Frida Bistrot propone, questa settimana, mercoledì 21 maggio alle 19, la conversazione con l’artista di origine calabrese ma salernitano d’adozione Antonello Gentile, condotta da Gabriella Taddeo, che ne descrive così il profilo:
«Dalla pittura alla fotografia fino alla grafica si spinge la carica creativa ed espressiva dell’artista Antonello Gentile. Ho fatto gli studi artistici in un periodo di forte aggregazione culturale interdisciplinare, sia in città che in provincia, nella metà degli anni Settanta. Successivamente, in Accademia alle belle arti a Napoli, ho respirato il clima internazionale partenopeo.» Gentile, difatti, ha partecipato in quegli anni a varie performance con il maestro Enrico Bugli, che si sono tenute a Mercogliano, Napoli e Martina Franca. «Ero nel “collettivo di architettura e partecipazione» – continua Gentile nella narrazione del suo percorso – «che produceva, sulla scia del lavoro del maestro Riccardo Dalisi, animazione creativa nei quartieri popolari in città.»
Varie le collettive a cui ha partecipato, una nel campo fotografico con il maestro Pino Musi presso la storica galleria “DadoDue” di Salerno, gestita da Antonio Baglivo. A queste sono succedute esplorazioni di Land Art con il giovane e compianto artista Massimo Molino. Poi ha aderito ad “Auto-documentazione”, una mostra ricognitiva del 1978 a cura del maestro Carmine Limatola, detto “Ableo”.

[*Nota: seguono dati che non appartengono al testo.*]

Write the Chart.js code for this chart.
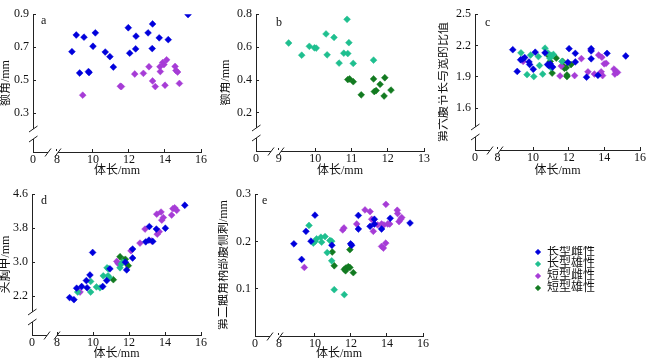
<!DOCTYPE html>
<html>
<head>
<meta charset="utf-8">
<script src="https://cdn.jsdelivr.net/npm/chart.js@4.4.0/dist/chart.umd.min.js"></script>
<style>
html, body { margin: 0; padding: 0; background: #fff; width: 650px; height: 363px; overflow: hidden; }
canvas { position: absolute; }
</style>
</head>
<body>
<canvas id="ca" width="215" height="180" style="left:0;top:0"></canvas>
<canvas id="cb" width="214" height="180" style="left:220px;top:0"></canvas>
<canvas id="cc" width="212" height="180" style="left:438px;top:0"></canvas>
<canvas id="cd" width="215" height="183" style="left:0;top:180px"></canvas>
<canvas id="ce" width="215" height="183" style="left:218px;top:180px"></canvas>
<canvas id="cl" width="100" height="117" style="left:535px;top:246px"></canvas>
<script>
// series names (legend)
const names = ['长型雌性', '长型雄性', '短型雌性', '短型雄性'];
const xTitle = '体长/mm';

// a: 额角 vs 体长
const aLongF = [[15.28,0.898],[9.07,0.774],[9.5,0.761],[10.13,0.787],[8.83,0.673],[10.0,0.706],[10.68,0.671],[10.94,0.643],[11.13,0.58],[9.26,0.544],[9.75,0.553],[9.78,0.547],[11.96,0.818],[12.39,0.767],[12.04,0.664],[12.37,0.69],[13.06,0.787],[13.31,0.841],[13.29,0.692],[13.68,0.757],[14.18,0.746]];
const aShortF = [[9.43,0.41],[11.52,0.464],[11.58,0.462],[12.32,0.538],[12.8,0.542],[13.11,0.582],[13.31,0.496],[13.46,0.462],[13.72,0.582],[13.74,0.553],[13.87,0.607],[13.94,0.595],[14.09,0.624],[14.0,0.47],[14.56,0.584],[14.61,0.559],[14.7,0.55],[14.8,0.481]];

// b: 额角 vs 体长 (males)
const bLongM = [[10.88,0.769],[9.27,0.625],[10.3,0.68],[10.52,0.659],[9.84,0.605],[9.98,0.596],[10.03,0.594],[10.93,0.627],[9.63,0.551],[10.33,0.553],[10.79,0.563],[10.9,0.561],[10.66,0.503],[11.05,0.501],[11.61,0.521]];
const bShortM = [[10.9,0.403],[10.95,0.407],[11.05,0.39],[11.27,0.31],[11.61,0.407],[11.92,0.414],[11.79,0.374],[11.63,0.33],[11.68,0.336],[12.09,0.339],[11.9,0.303]];

// c: 第六腹节长与宽的比值
const cLongF = [[8.86,2.16],[9.11,1.952],[9.3,2.064],[9.42,2.07],[9.53,2.085],[9.77,2.043],[9.81,2.018],[10.01,1.973],[10.12,2.136],[10.67,2.13],[10.81,2.018],[10.89,2.009],[10.96,2.025],[11.1,1.994],[12.02,2.17],[11.95,2.039],[12.37,2.125],[12.37,2.043],[13.0,1.897],[13.26,2.17],[13.26,2.148],[13.26,2.073],[13.64,1.915],[14.15,2.125],[15.2,2.1]];
const cLongM = [[9.32,2.13],[9.66,1.921],[9.86,2.109],[10.04,1.903],[10.3,2.094],[10.36,2.009],[10.54,1.927],[10.67,2.175],[10.83,2.13],[10.94,2.079],[11.03,2.103],[11.0,1.988],[11.14,2.115],[11.62,2.048]];
const cShortF = [[9.44,2.048],[11.58,2.003],[11.51,1.909],[12.33,1.912],[12.71,2.075],[13.08,1.948],[13.25,2.16],[13.44,1.927],[13.68,2.109],[13.86,2.088],[13.77,1.933],[13.82,1.948],[13.9,1.912],[13.99,2.025],[14.1,2.03],[14.54,1.975],[14.65,1.948],[14.74,1.943],[14.59,1.927]];
const cShortM = [[10.89,2.1],[10.96,2.048],[11.07,1.936],[11.3,2.079],[11.66,2.048],[11.73,1.997],[11.76,1.982],[11.86,1.988],[11.9,1.918],[11.9,1.903],[12.13,2.018]];

// d: 头胸甲
const dLongF = [[8.7,2.17],[8.94,2.12],[9.09,2.39],[9.37,2.43],[9.67,2.4],[9.63,2.57],[9.83,2.7],[9.98,3.23],[10.54,2.43],[10.76,2.57],[10.94,2.845],[11.87,2.82],[11.8,3.0],[12.2,3.1],[12.2,3.31],[12.93,3.48],[13.11,3.52],[13.32,3.49],[13.13,3.84],[13.52,3.78],[14.02,3.8],[15.1,4.34]];
const dLongM = [[9.15,2.3],[9.87,2.3],[9.87,2.55],[10.19,2.42],[10.39,2.4],[10.57,2.68],[10.78,2.87],[10.85,2.845],[10.83,2.68],[10.9,2.65],[11.5,2.87],[11.57,2.96],[11.65,3.0]];
const dShortF = [[9.28,2.3],[11.32,3.02],[11.4,2.97],[12.11,3.27],[12.61,3.45],[12.89,3.78],[13.26,3.5],[13.54,4.13],[13.78,4.18],[13.82,3.99],[13.91,4.05],[13.57,3.66],[13.68,3.72],[14.37,4.11],[14.44,4.26],[14.54,4.28],[14.65,4.22]];
const dShortM = [[11.13,2.59],[11.5,3.13],[11.72,3.055],[11.8,3.07],[11.96,2.92]];

// e: 第二触角柄部腹侧刺
const eLongF = [[8.83,0.195],[9.26,0.162],[9.5,0.2215],[9.78,0.2007],[10.0,0.2556],[10.94,0.192],[11.98,0.195],[12.04,0.192],[12.41,0.255],[12.41,0.2264],[13.06,0.232],[13.3,0.247],[13.3,0.237],[13.7,0.2264],[14.18,0.249],[15.28,0.239]];
const eLongM = [[9.67,0.234],[9.91,0.1965],[10.0,0.2],[10.09,0.2056],[10.33,0.209],[10.56,0.2104],[10.37,0.1986],[10.83,0.202],[10.93,0.2006],[10.68,0.1764],[10.93,0.159],[11.07,0.098],[11.63,0.0875]];
const eShortF = [[9.41,0.145],[11.54,0.2244],[11.61,0.2285],[12.32,0.237],[12.78,0.2667],[13.06,0.2632],[13.15,0.247],[13.24,0.2215],[13.48,0.235],[13.7,0.237],[13.83,0.235],[14.04,0.237],[14.15,0.237],[13.94,0.2785],[13.7,0.1896],[13.8,0.186],[13.93,0.1965],[14.57,0.266],[14.59,0.259],[14.67,0.242],[14.76,0.247],[14.82,0.2506]];
const eShortM = [[10.96,0.1777],[11.07,0.1486],[11.63,0.141],[11.72,0.144],[11.85,0.1465],[11.94,0.145],[11.7,0.138],[11.94,0.1827],[12.13,0.134]];

// axis ticks
const xTicks = [8, 10, 12, 14, 16];
const xTicksB = [9, 10, 11, 12, 13];
const yTicksA = [0.3, 0.5, 0.7, 0.9];
const yTicksB = [0.2, 0.4, 0.6, 0.8];
const yTicksC = [1.6, 1.9, 2.2, 2.5];
const yTicksD = [2.2, 3.0, 3.8, 4.6];
const yTicksE = [0.1, 0.2, 0.3];

const FONT = "'Liberation Serif', 'Noto Sans CJK SC', serif";
const colors = ['#0000dc', '#1fbf8f', '#a63cd6', '#127a20'];
const AXIS = '#222';

function series(i, pts) {
    return {
        label: names[i],
        data: pts.map(p => ({ x: p[0], y: p[1] })),
        backgroundColor: colors[i],
        borderColor: colors[i],
        borderWidth: 1,
        pointStyle: 'rectRot',
        pointRadius: 3.4,
        pointBorderWidth: 0.5
    };
}

// letters and axis-break marks
const decor = {
    id: 'decor',
    afterDraw(chart, args, o) {
        if (!o.letter) return;
        const { ctx, chartArea } = chart;
        const { left, top, bottom } = chartArea;
        ctx.save();
        ctx.fillStyle = '#111';
        ctx.font = '12px ' + FONT;
        ctx.textBaseline = 'middle';
        ctx.textAlign = 'left';
        ctx.fillText(o.letter, left + o.lx, top + o.ly);

        ctx.strokeStyle = AXIS;
        ctx.lineWidth = 1;
        const x1 = left + 15, x2 = left + 25;
        ctx.fillStyle = '#fff';
        ctx.fillRect(x1, bottom - 1, x2 - x1, 3);
        [x1, x2].forEach(x => {
            ctx.beginPath();
            ctx.moveTo(x - 3, bottom + 4.5);
            ctx.lineTo(x + 3, bottom - 3.5);
            ctx.stroke();
        });
        if (o.yBreak) {
            const y1 = bottom - 23, y2 = bottom - 13;
            ctx.fillRect(left - 1, y1, 3, y2 - y1);
            [y1, y2].forEach(y => {
                ctx.beginPath();
                ctx.moveTo(left - 4, y + 3);
                ctx.lineTo(left + 4.5, y - 3);
                ctx.stroke();
            });
        }
        ctx.restore();
    }
};

function panel(id, c) {
    const xt = [c.xMin].concat(c.xTicks);
    new Chart(document.getElementById(id), {
        type: 'scatter',
        data: { datasets: c.datasets },
        options: {
            responsive: false,
            animation: false,
            layout: { padding: c.pad },
            plugins: {
                legend: { display: false },
                tooltip: { enabled: false },
                decor: { letter: c.letter, lx: c.lx, ly: c.ly, yBreak: c.yBreak }
            },
            scales: {
                x: {
                    type: 'linear',
                    min: c.xMin,
                    max: c.xMax,
                    afterBuildTicks: s => { s.ticks = xt.map(v => ({ value: v })); },
                    afterFit: s => { s.height = c.xH; },
                    ticks: {
                        autoSkip: false, maxRotation: 0, padding: 4, color: '#111',
                        font: { family: FONT, size: 12 },
                        callback: v => Math.abs(v - c.xMin) < 1e-9 ? '0' : String(v)
                    },
                    grid: { drawOnChartArea: false, tickLength: -3, color: AXIS },
                    border: { color: AXIS, width: 1 },
                    title: { display: true, text: xTitle, color: '#111', font: { family: FONT, size: 12 }, padding: { top: 0, bottom: 2 } }
                },
                y: {
                    type: 'linear',
                    min: c.yMin,
                    max: c.yMax,
                    afterBuildTicks: s => { s.ticks = c.yTicks.map(v => ({ value: v })); },
                    afterFit: s => { s.width = c.yW; },
                    ticks: {
                        autoSkip: false, padding: 7, color: '#111',
                        font: { family: FONT, size: 12 },
                        callback: v => v.toFixed(1)
                    },
                    grid: { drawOnChartArea: false, tickLength: -3, color: AXIS },
                    border: { color: AXIS, width: 1 },
                    title: { display: true, text: c.yTitle, color: '#111', font: { family: FONT, size: 12, lineHeight: 1 }, padding: { top: 0, bottom: 0 } }
                }
            }
        },
        plugins: [decor]
    });
}

panel('ca', {
    letter: 'a', lx: 8, ly: 7, yBreak: true,
    datasets: [series(0, aLongF), series(2, aShortF)],
    xMin: 6.667, xMax: 16, xTicks: xTicks,
    yMin: 0.066, yMax: 0.9, yTicks: yTicksA, yTitle: '额角/mm',
    pad: { left: 0, top: 6, right: 14, bottom: 0 }, yW: 33, xH: 28
});

panel('cb', {
    letter: 'b', lx: 20, ly: 9, yBreak: true,
    datasets: [series(1, bLongM), series(3, bShortM)],
    xMin: 8.37, xMax: 13, xTicks: xTicksB,
    yMin: -0.031, yMax: 0.8, yTicks: yTicksB, yTitle: '额角/mm',
    pad: { left: 0, top: 7, right: 10, bottom: 0 }, yW: 36, xH: 29
});

panel('cc', {
    letter: 'c', lx: 10, ly: 9, yBreak: true,
    datasets: [series(0, cLongF), series(1, cLongM), series(2, cShortF), series(3, cShortM)],
    xMin: 6.74, xMax: 16, xTicks: xTicks,
    yMin: 1.2, yMax: 2.5, yTicks: yTicksC, yTitle: '第六腹节长与宽的比值',
    pad: { left: 0, top: 7, right: 6, bottom: 0 }, yW: 37, xH: 30
});

panel('cd', {
    letter: 'd', lx: 9, ly: 7, yBreak: true,
    datasets: [series(0, dLongF), series(1, dLongM), series(2, dShortF), series(3, dShortM)],
    xMin: 6.61, xMax: 16, xTicks: xTicks,
    yMin: 1.29, yMax: 4.6, yTicks: yTicksD, yTitle: '头胸甲/mm',
    pad: { left: 0, top: 13, right: 14, bottom: 0 }, yW: 32, xH: 28
});

panel('ce', {
    letter: 'e', lx: 7, ly: 7, yBreak: false,
    datasets: [series(0, eLongF), series(1, eLongM), series(2, eShortF), series(3, eShortM)],
    xMin: 6.67, xMax: 16, xTicks: xTicks,
    yMin: 0, yMax: 0.3, yTicks: yTicksE, yTitle: '第二触角柄部腹侧刺/mm',
    pad: { left: 0, top: 13, right: 10, bottom: 0 }, yW: 37, xH: 27
});

// shared legend
new Chart(document.getElementById('cl'), {
    type: 'scatter',
    data: { datasets: names.map((n, i) => series(i, [])) },
    options: {
        responsive: false,
        animation: false,
        layout: { padding: 0 },
        scales: { x: { display: false }, y: { display: false } },
        plugins: {
            tooltip: { enabled: false },
            legend: {
                position: 'top',
                align: 'start',
                labels: {
                    usePointStyle: true, pointStyle: 'rectRot',
                    boxWidth: 6, boxHeight: 4, padding: 0,
                    color: '#111', font: { family: FONT, size: 12 }
                }
            }
        }
    }
});
</script>
</body>
</html>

Ha condiviso, inoltre, con Sergio Vecchio e Bruna Alfieri l’esperienza della galleria “Contro”.
Negli anni ’80 e ’90, dopo un lungo periodo di vita “on the road”, ha iniziato un percorso riabilitativo che lo ha portato alla collaborazione come animatore-educatore di comunità a Orvieto.
Nel 2011 ha presentato una monografica a Palazzo Genovese e, nel 2017, una nuova personale al Mumble Rumble, presentata da Sergio Vecchio, che di lui scrisse: «La grammatica grafica di Antonello Gentile diviene un almanacco di archeologia post-industriale da catalogare, per chi osserva, come in un archivio, non per generi (promiscui) o per divisioni tematiche, ma per cronologia del vissuto e/o per sentieri in cui, se non c’è suono o parola, la sola immagine esprime il contenuto e sostituisce la parola stessa.»
Un suo murales figurativo, eseguito con colori acrilici, è visibile su una parete del Museo archeologico di Pontecagnano.